My French Vanilla Latte

Thanks to Eric Roemer I know have a new favorite drink at Starbucks. (I know it's an evil corporation, I live in the Bible belt i'm constantly reminded by people in my church). But my friend whom it took 6 years not 8 as many of you who know him may believe has opened my eyes to a great coffee drink. Now Phil before you yell at me for spending money on coffee at Starbucks I will have you know that this is the first time this week that I have had any starbucks. It is Wed. and I have been super careful about spending money on coffee, but because I meet a student on Wed. to chat I feel like it's worth it.

So why am I writing about my French Vanilla latte, why not i ask? As I sip the drink that will burn my tongue as it has the last ten or so sips I feel at rest, I feel at home, I feel happy. So what if it is 8 am. and I have a long day of work ahead of me. I feel at peace, I feel calm. Now I know I can't buy happiness, if that is what your thinking. But I'm sitting here my Bible open in a warm corner of the store listening to U2. For some of you that may feel like hell but for me it's rest.

I've been learning a lot lately of how as a minister I'm supposed to take time to my self and to be honest that is really hard. I don't like waking up super early to do devotions (Evangelical Christian term for spending time with God) But if I don't do it in the morning than I usually get to busy to spend time with Jesus during the day. Then I'm tired and go to bed, and the vicious cycle starts all over the next day! I've been reading a book called What Matters Most by Doug Fields. The book as opened my eyes to why I keep saying yes to more work instead of saying No to some work and yes to the important stuff like my soul, my relationships, and my own physical health.

Jesus I pray for my pastor friends out there they may be on the edge of break down. Lord, give them the strength to say no to some work and say yes to their soul...Same me with my non pastor friends as well. Allow them as well to say No to some things that they may find you and and grow in you.

The battle goes on lets fight for our time together!!!

Monday, January 22, 2007

My Waiting Room

Hey its been a while and I was waiting to write this blog for a while.

One of my big experiences for the last three months came in a hospital visit.
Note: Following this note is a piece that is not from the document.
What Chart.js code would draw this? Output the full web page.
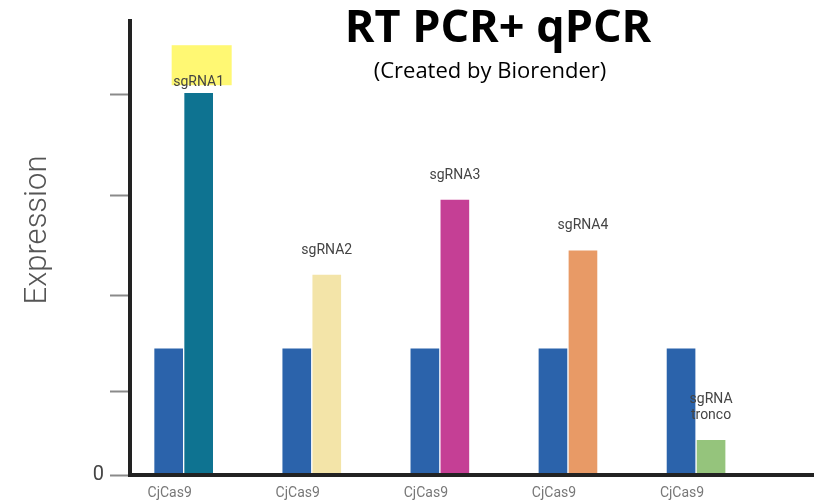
<!DOCTYPE html>
<html lang="en">
<head>
<meta charset="UTF-8">
<title>RT PCR+ qPCR</title>
<script src="https://cdn.jsdelivr.net/npm/chart.js"></script>
<style>
  html, body { margin: 0; padding: 0; background: #fff; }
  #wrap { width: 825px; height: 501px; }
</style>
</head>
<body>
<div id="wrap"><canvas id="pcrChart"></canvas></div>
<script>
// one group per construct, CjCas9 bar + sgRNA bar
const groupLabels = ['CjCas9', 'CjCas9', 'CjCas9', 'CjCas9', 'CjCas9'];
const sgLabels = ['sgRNA1', 'sgRNA2', 'sgRNA3', 'sgRNA4', ['sgRNA', 'tronco']];

// expression, relative to CjCas9
const cas9Values = [1, 1, 1, 1, 1];
const sgValues = [3.01, 1.58, 2.17, 1.77, 0.28];
const sgColors = ['#0e7391', '#f3e4a8', '#c53f95', '#e89a66', '#95c47c'];

// y axis ticks, only zero carries a label
const yTicks = [0, 0.66, 1.41, 2.2, 2.99];
const yTickLabels = ['0', '', '', '', ''];

const toPoints = vals => vals.map((v, i) => ({ x: i, y: v }));

// bar captions, yellow highlight, titles and axis label
const overlay = {
    id: 'overlay',
    afterDatasetsDraw(chart) {
        const ctx = chart.ctx;
        const bars = chart.getDatasetMeta(1).data;
        ctx.save();
        // highlight behind the first caption
        const b0 = bars[0];
        ctx.fillStyle = 'rgba(255, 247, 100, 0.9)';
        ctx.fillRect(b0.x - 27, b0.y - 47, 60, 40);

        ctx.fillStyle = '#444';
        ctx.font = '14px Roboto';
        ctx.textAlign = 'center';
        ctx.textBaseline = 'middle';
        bars.forEach((bar, i) => {
            const lines = [].concat(sgLabels[i]);
            const gap = i === 0 ? 10 : 24;
            lines.forEach((t, k) => {
                ctx.fillText(t, bar.x, bar.y - gap - (lines.length - 1 - k) * 16);
            });
        });
        ctx.restore();
    },
    afterDraw(chart) {
        const ctx = chart.ctx;
        ctx.save();
        ctx.fillStyle = '#000';
        ctx.textAlign = 'center';
        ctx.textBaseline = 'middle';
        ctx.font = 'bold 45px "Open Sans"';
        ctx.fillText('RT PCR+ qPCR', 498, 29);
        ctx.font = '22px "Open Sans"';
        ctx.fillText('(Created by Biorender)', 490, 72);

        ctx.translate(38, 230);
        ctx.rotate(-Math.PI / 2);
        ctx.fillStyle = '#555';
        ctx.font = '300 31px Roboto';
        ctx.fillText('Expression', 0, 0);
        ctx.restore();
    }
};

const ctx = document.getElementById('pcrChart').getContext('2d');

new Chart(ctx, {
    type: 'bar',
    data: {
        datasets: [
            {
                label: 'CjCas9',
                data: toPoints(cas9Values),
                backgroundColor: '#2b63ab',
                borderColor: 'rgba(255,255,255,0.8)',
                borderWidth: 1,
                barThickness: 30
            },
            {
                label: 'sgRNA',
                data: toPoints(sgValues),
                backgroundColor: sgColors,
                borderColor: 'rgba(255,255,255,0.8)',
                borderWidth: 1,
                barThickness: 30
            }
        ]
    },
    options: {
        responsive: true,
        maintainAspectRatio: false,
        animation: false,
        layout: { padding: { top: 21, right: 12, left: 0, bottom: 0 } },
        plugins: {
            legend: { display: false },
            tooltip: { enabled: false },
            title: { display: false }
        },
        scales: {
            x: {
                type: 'linear',
                offset: false,
                min: -0.419,
                max: 4.913,
                afterBuildTicks: s => { s.ticks = groupLabels.map((_, i) => ({ value: i })); },
                afterFit: s => { s.height = 26; },
                grid: { display: false, drawTicks: false, offset: false },
                border: { display: true, color: '#222', width: 4, z: 1 },
                ticks: {
                    callback: (v, i) => groupLabels[i],
                    labelOffset: -14,
                    padding: 10,
                    color: '#777',
                    maxRotation: 0,
                    autoSkip: false,
                    font: { family: 'Roboto', size: 14 }
                }
            },
            y: {
                min: 0,
                max: 3.57,
                afterBuildTicks: s => { s.ticks = yTicks.map(v => ({ value: v })); },
                afterFit: s => { s.width = 130; },
                grid: { drawOnChartArea: false, tickLength: 20, tickColor: '#8a8a8a', tickWidth: 2 },
                border: { color: '#222', width: 4, z: 1 },
                ticks: {
                    callback: (v, i) => yTickLabels[i],
                    color: '#444',
                    padding: 6,
                    font: { family: 'Roboto', size: 20 }
                }
            }
        }
    },
    plugins: [overlay]
});
</script>
</body>
</html>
I was able to go on a hospital visit in November. I began to spend a lot of time with with the family of this lady. We spent hours together in the waiting rooms of this hospital. I began to learn about the story of this family. One of the greatest things that I can tell you happened was the dad of this family asking Jesus to come into his life just before he died. Both parents were on the edge of death and the dad did die in November. Right before he died, the night of actually he asked Jesus into his heart. Unfortunately for his wife she never got to see him after he accepted Jesus.

Three months later, January 22nd 2007 Mrs. Martin passed away. I learned a lot from her as I talked to her. I found out how much she loved the LORD. I was so impressed at her dedication to her family and how she desired to see her kids and grandkids to love Jesus. She is now home with the LORD but continue to pray for this family as the deal with the passing of their mom, grandma, sister, and friend.

i learned a lot from Mrs. Martin in the short time I knew her. She stayed positive and trusted in the LORD the whole time and I never saw a frown on her face as she suffered through the pain. I now take confidence with the family that she is now at peace and in no more pain with the Lord.

Thanks Mrs. Martin for being a role model for your family and young youth pastors whom you just met!!!